Numerical Models of Sgr A*
by Moscibrodzka, M. and Gammie, C. F. and Dolence, J. and Shiokawa, H. and Leung, P. K.
To appear in “The Galactic Center: A Window on the Nuclear Environment of Disk Galaxies”, ed. Mark Morris, Daniel Q. Wang and Feng Yuan
We review results from general relativistic axisymmetric magnetohydrodynamic simulations of accretion in Sgr A*. We use general relativistic radiative transfer methods and to produce a broad band (from millimeter to gamma-rays) spectrum. Using a ray tracing scheme we also model images of Sgr A* and compare the size of image to the VLBI observations at 230 GHz. We perform a parameter survey and study radiative properties of the flow models for various black hole spins, ion to electron temperature ratios, and inclinations.
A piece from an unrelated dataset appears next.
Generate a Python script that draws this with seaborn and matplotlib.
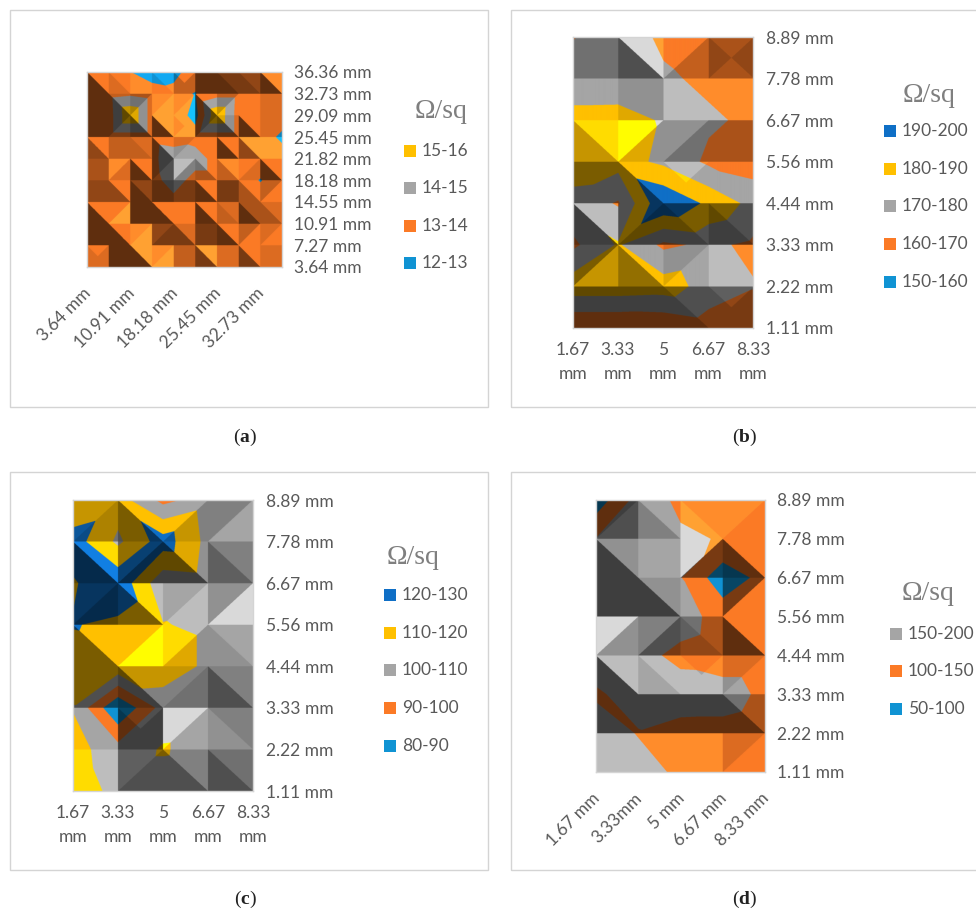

We scale our models to reconstruct the flux and the spectral slope around 230 GHz. The combination of Monte Carlo spectral energy distribution calculations and 230 GHz image modeling constrains the parameter space of the numerical models. Our models suggest rather high black hole spin ($latex a_*\approx 0.9$), electron temperatures close to the ion temperature ($latex T_i/T_e \sim 3$) and high inclination angles ($latex i \approx 90 \deg$).